Чувство утраты?
Возможно.
Однако Кравцов никак не мог вспомнить, что же он потерял и где? Но он даже предположить что-нибудь разумное по этому поводу не мог. Не получалось придумать.
Между тем завхоз – добрая душа – довез его почти до места. Там и идти-то уже всего ничего. Метров двести по проспекту, среди несколько пообносившихся, но все еще как бы «нарядных» зданий, через площадь и по улице. Но там уже действительно – совсем рядом…
Кравцов понял, что задыхается, и остановился, опершись на теплую стену дома. Цокольный этаж был облицован гранитом, а с невысокого крыльца на Максима Давыдовича с укоризной смотрел часовой. Ну, куда ж ты, мил человек! Тебе не в горком партии идти надо, а прямиком к товарищу Лешко в комитет помощи раненым красноармейцам и инвалидам войны… Оглянулась проходившая мимо женщина, покачала головой. Матросы в черных расклешенных штанах, шедшие навстречу, вопросительно глянули, мол, не нужна ли помощь, братишка? Однако Кравцов помощи не хотел. У него, в тощей «цыплячьей» груди, еще жила настоящая «эсеровская гордость». Почти бравада, но только почти. И, пересилив слабость, на дрожащих, но все-таки идущих ногах, он продолжил путь. Оттолкнулся от шершавого гранита, кивнул успокоительно матросикам, да и пошел. Дошел до ступеней крыльца, отдышался, хоть и не без труда, и стал подниматься. Пять ступеней, а показалось, что всю Потемкинскую лестницу бегом осилил.
«Труба дело!»
– Предъявите, товарищ, партбилет!
Вот напасть-то. Он же и пришел сюда, собственно, чтобы партийность свою подтвердить.
«Ох, ты ж!»
В партию большевиков Кравцов вступил еще в июне семнадцатого. До июльских событий, что, как он знал, весьма ценилось не только в орготделе, но и вообще в партии. А позже, в восемнадцатом, ЦК принял решение исчислять партстаж бывшим членам левых партий с момента вступления в оные. И получилось, что Кравцов, примкнувший к эсеровской боевке во время революции 1905 года, разом оказался одним из немногочисленных старых большевиков. Но старый или новый, никакого документа, подтверждающего членство в РКП(б), у него на руках не было.

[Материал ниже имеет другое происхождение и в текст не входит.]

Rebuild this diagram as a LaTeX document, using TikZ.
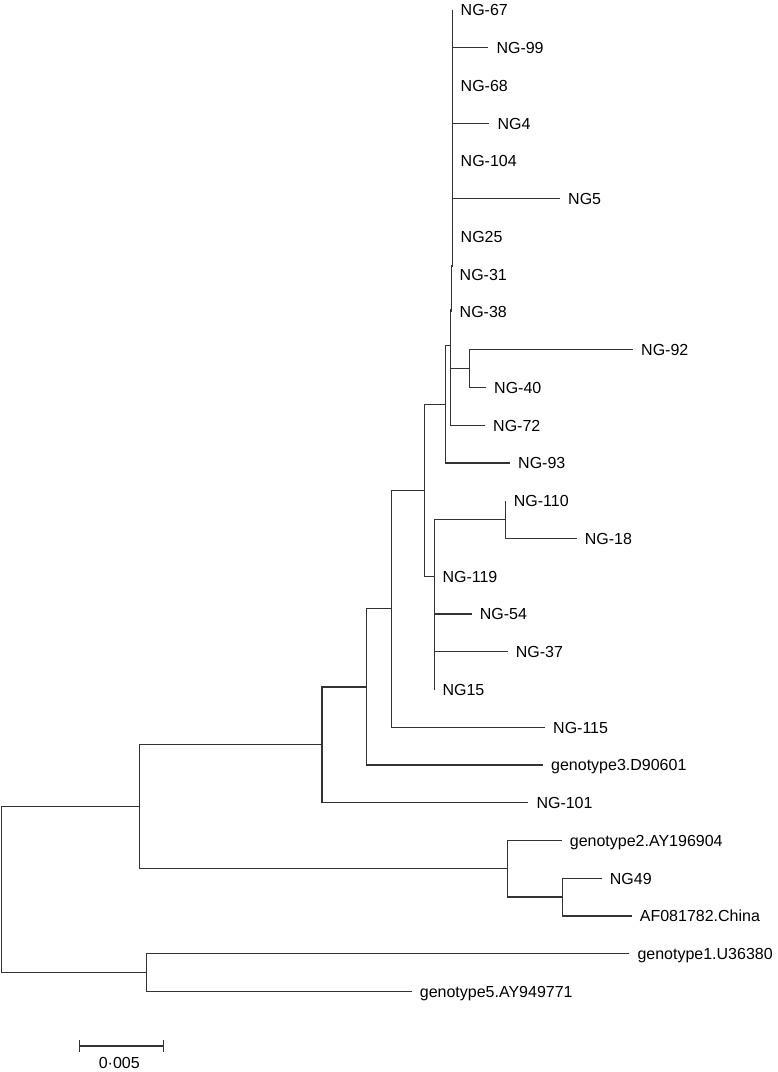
\documentclass[tikz,border=0pt]{standalone}
\usepackage{fontspec}
\setmainfont{Liberation Sans}
\begin{document}
\begin{tikzpicture}[
  x=1pt, y=-1pt,
  branch/.style   = {draw=black!80, line width=1.25pt},
  leaf/.style     = {anchor=west, inner xsep=8pt, inner ysep=0pt,
                     text height=11.5pt, text depth=0pt,
                     font=\fontsize{16}{18}\selectfont},
  scalelbl/.style = {font=\fontsize{16}{18}\selectfont}
]
\useasboundingbox (0,0) rectangle (778,1072);

% ---- internal nodes ----
\coordinate (root) at (1.2,889.7);
\coordinate (n1)   at (139.3,806.8);
\coordinate (n2)   at (146.7,972.6);
\coordinate (nB)   at (322,744.8);
\coordinate (nC)   at (366.7,686.9);
\coordinate (nD)   at (391.7,608.8);
\coordinate (nE)   at (424.3,490.3);
\coordinate (nF)   at (445.7,404.4);
\coordinate (nH)   at (450.7,345.7);
\coordinate (nQ)   at (451.5,310);
\coordinate (nP)   at (452.5,266);
\coordinate (nK)   at (469.3,368.6);
\coordinate (nG)   at (434.3,576.25);
\coordinate (nL)   at (505.7,519.6);
\coordinate (nG2)  at (507.7,868.8);
\coordinate (nM)   at (562.7,897.1);

% ---- leaves ----
\node[leaf] (ng67)  at (452.5,10)     {NG-67};
\node[leaf] (ng99)  at (488.3,47.75)  {NG-99};
\node[leaf] (ng68)  at (452.5,85.5)   {NG-68};
\node[leaf] (ng4)   at (489.3,123.25) {NG4};
\node[leaf] (ng104) at (452.5,161)    {NG-104};
\node[leaf] (ng5)   at (560,198.75)   {NG5};
\node[leaf] (ng25)  at (452.5,236.5)  {NG25};
\node[leaf] (ng31)  at (451.5,274.25) {NG-31};
\node[leaf] (ng38)  at (451.5,312)    {NG-38};
\node[leaf] (ng92)  at (633,349.75)   {NG-92};
\node[leaf] (ng40)  at (486,387.5)    {NG-40};
\node[leaf] (ng72)  at (485,425.25)   {NG-72};
\node[leaf] (ng93)  at (510,463)      {NG-93};
\node[leaf] (ng110) at (505.7,500.75) {NG-110};
\node[leaf] (ng18)  at (576.7,538.5)  {NG-18};
\node[leaf] (ng119) at (434.3,576.25) {NG-119};
\node[leaf] (ng54)  at (471.7,614)    {NG-54};
\node[leaf] (ng37)  at (507.7,651.75) {NG-37};
\node[leaf] (ng15)  at (434.3,689.5)  {NG15};
\node[leaf] (ng115) at (545,727.25)   {NG-115};
\node[leaf] (gt3)   at (543,765)      {genotype3.D90601};
\node[leaf] (ng101) at (528.3,802.75) {NG-101};
\node[leaf] (gt2)   at (561.7,840.5)  {genotype2.AY196904};
\node[leaf] (ng49)  at (601.7,878.25) {NG49};
\node[leaf] (af)    at (631.7,916)    {AF081782.China};
\node[leaf] (gt1)   at (629.3,953.75) {genotype1.U36380};
\node[leaf] (gt5)   at (411.7,991.5)  {genotype5.AY949771};

% ---- branches ----
\draw[branch] (root) |- (n1);  \draw[branch] (root) |- (n2);
\draw[branch] (n1) |- (nB);    \draw[branch] (n1) |- (nG2);
\draw[branch] (nB) |- (nC);    \draw[branch] (nB) |- (ng101.west);
\draw[branch] (nC) |- (nD);    \draw[branch] (nC) |- (gt3.west);
\draw[branch] (nD) |- (nE);    \draw[branch] (nD) |- (ng115.west);
\draw[branch] (nE) |- (nF);    \draw[branch] (nE) |- (nG);
\draw[branch] (nF) |- (nH);    \draw[branch] (nF) |- (ng93.west);
\draw[branch] (nH) |- (nQ);    \draw[branch] (nH) |- (nK);
\draw[branch] (nH) |- (ng72.west);
\draw[branch] (nQ) |- (nP);    \draw[branch] (nQ) |- (ng31.west);
\draw[branch] (nQ) |- (ng38.west);
\draw[branch] (nP) |- (ng67.west);  \draw[branch] (nP) |- (ng99.west);
\draw[branch] (nP) |- (ng68.west);  \draw[branch] (nP) |- (ng4.west);
\draw[branch] (nP) |- (ng104.west); \draw[branch] (nP) |- (ng5.west);
\draw[branch] (nP) |- (ng25.west);
\draw[branch] (nK) |- (ng92.west);  \draw[branch] (nK) |- (ng40.west);
\draw[branch] (nG) |- (nL);         \draw[branch] (nG) |- (ng119.west);
\draw[branch] (nG) |- (ng54.west);  \draw[branch] (nG) |- (ng37.west);
\draw[branch] (nG) |- (ng15.west);
\draw[branch] (nL) |- (ng110.west); \draw[branch] (nL) |- (ng18.west);
\draw[branch] (nG2) |- (gt2.west);  \draw[branch] (nG2) |- (nM);
\draw[branch] (nM) |- (ng49.west);  \draw[branch] (nM) |- (af.west);
\draw[branch] (n2) |- (gt1.west);   \draw[branch] (n2) |- (gt5.west);

% ---- scale bar ----
\coordinate (sbl) at (79.3,1046);
\coordinate (sbr) at (163.7,1046);
\draw[branch] (sbl) -- (sbr);
\draw[branch] ([yshift=6pt]sbl) -- ([yshift=-6pt]sbl);
\draw[branch] ([yshift=6pt]sbr) -- ([yshift=-6pt]sbr);
\node[scalelbl] (sbtxt) at (119.3,1062.5) {0·005};

\end{tikzpicture}
\end{document}
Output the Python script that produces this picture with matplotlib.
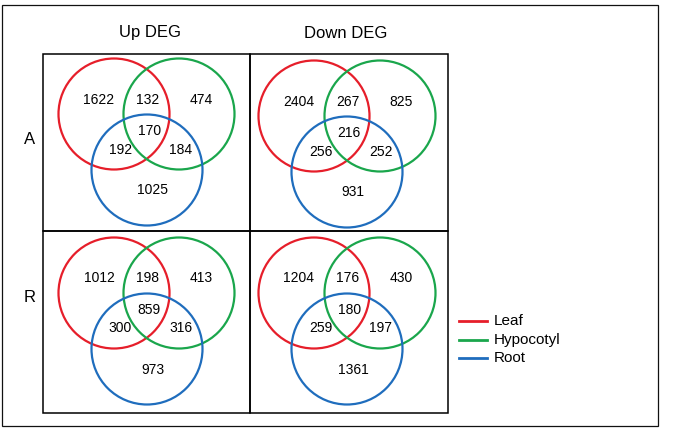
import matplotlib
matplotlib.use("Agg")
import matplotlib.pyplot as plt
from matplotlib.patches import Circle, Rectangle

plt.rcParams['font.family'] = ['Liberation Sans', 'DejaVu Sans']

# counts per region: leaf only, leaf+hypocotyl, hypocotyl only, all three,
# leaf+root, hypocotyl+root, root only
col_titles = ['Up DEG', 'Down DEG']
row_labels = ['A', 'R']
counts_A_up = [1622, 132, 474, 170, 192, 184, 1025]
counts_A_down = [2404, 267, 825, 216, 256, 252, 931]
counts_R_up = [1012, 198, 413, 859, 300, 316, 973]
counts_R_down = [1204, 176, 430, 180, 259, 197, 1361]
sets = ['Leaf', 'Hypocotyl', 'Root']
colors = ['#e61e2a', '#1aa64c', '#1f6dbd']

counts = [[counts_A_up, counts_A_down], [counts_R_up, counts_R_down]]

# layout in pixel units (y grows downward)
box_x = [43, 250, 448]
box_y = [54, 231, 413]
title_x = [150, 346]
red_x = [114, 314]
green_x = [179, 380]
blue_x = [147, 347]
top_y = [[114, 116], [293, 293]]
radius = 55.5
lab_dx = [-48, 0.5, 54.5, 2.2, -26.5, 33.5, 6]
lab_dy = [-14.5, -14.5, -14.5, 17, 35.5, 35.5, 76.5]

fig = plt.figure(figsize=(6.73, 4.29), dpi=100)
ax = fig.add_axes([0, 0, 1, 1])
ax.set_xlim(0, 673)
ax.set_ylim(429, 0)
ax.axis('off')

# outer frame
ax.add_patch(Rectangle((2, 5), 656, 421, fill=False, lw=0.9, ec='#111111'))

# grid of panels
for r in range(2):
    for c in range(2):
        ax.add_patch(Rectangle((box_x[c], box_y[r]), box_x[c + 1] - box_x[c],
                               box_y[r + 1] - box_y[r], fill=False, lw=1.1, ec='black'))

for c in range(2):
    ax.text(title_x[c], 33, col_titles[c], fontsize=12, ha='center', va='center')
for r in range(2):
    ax.text(30, [140, 297][r], row_labels[r], fontsize=12, ha='center', va='center')

for r in range(2):
    for c in range(2):
        cy = top_y[r][c]
        centers = [(red_x[c], cy), (green_x[c], cy), (blue_x[c], cy + 56)]
        for (x, y), col in zip(centers, colors):
            ax.add_patch(Circle((x, y), radius, fill=False, lw=1.6, ec=col))
        for i, n in enumerate(counts[r][c]):
            ax.text(blue_x[c] + lab_dx[i], cy + lab_dy[i], str(n), fontsize=10,
                    ha='center', va='center')

# legend
for i, (name, col) in enumerate(zip(sets, colors)):
    y = [321, 340, 357.5][i]
    ax.plot([459, 487], [y, y], color=col, lw=2)
    ax.text(494, y, name, fontsize=11, ha='left', va='center')

fig.savefig('out.png', dpi=100)
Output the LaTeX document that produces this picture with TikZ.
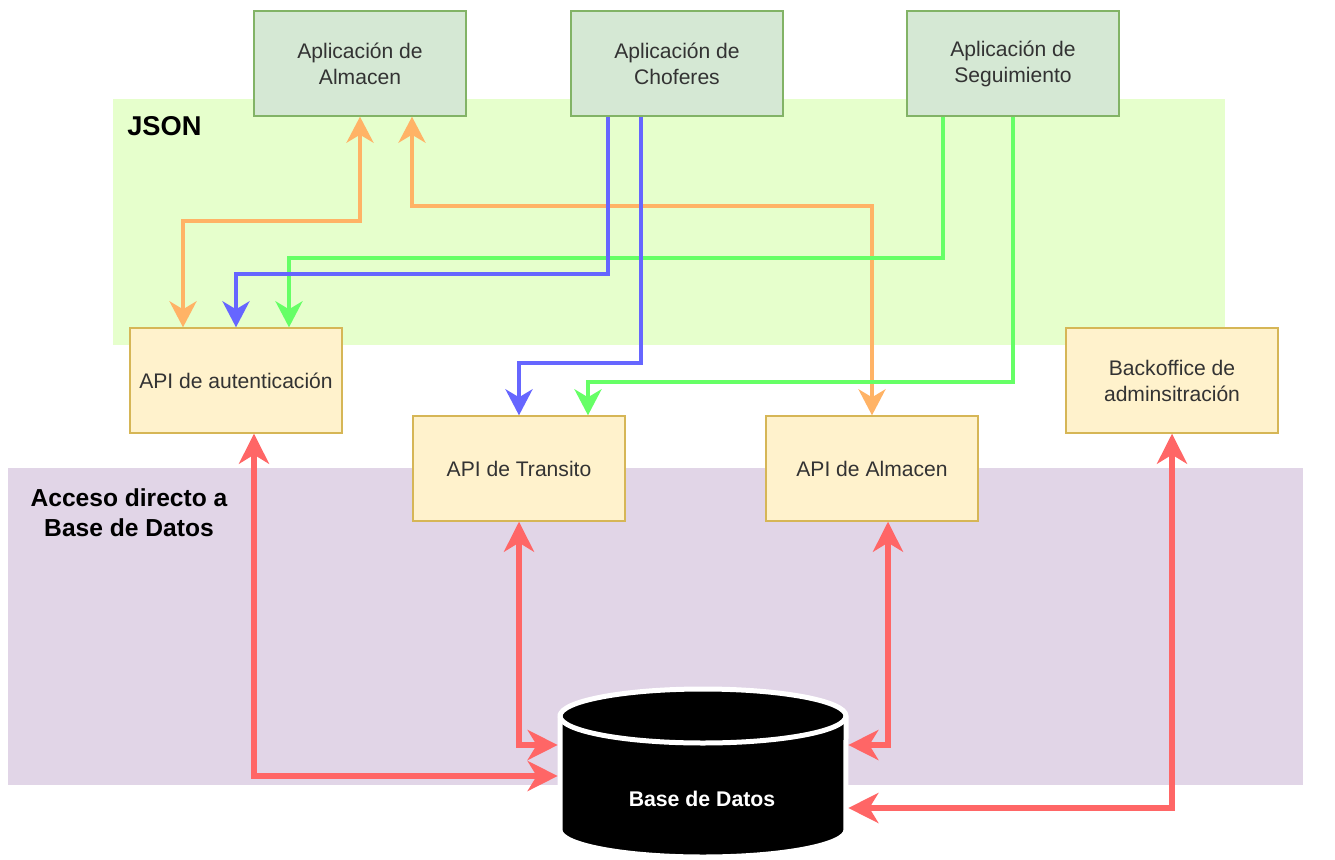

– Может быть, это сгодится? – Кравцов сунул руку в карман висевшей на нем, как на пугале, шинели и достал грязноватую тряпицу, некогда служившую носовым платком. Развернул на ладони, и глазам враз обалдевшего часового предстали два ордена Красного Знамени.
Орденоносцев, как предполагал Кравцов, в Советской России за время его болезни сильно не прибавилось. А два ордена на тот момент, когда его шарахнуло по башке, кроме Кравцова, имели только Гай да Корк. Может быть, еще кто-то, кого он по слабоумию вдруг забыл, но по-любому немного. Один или два, никак не больше.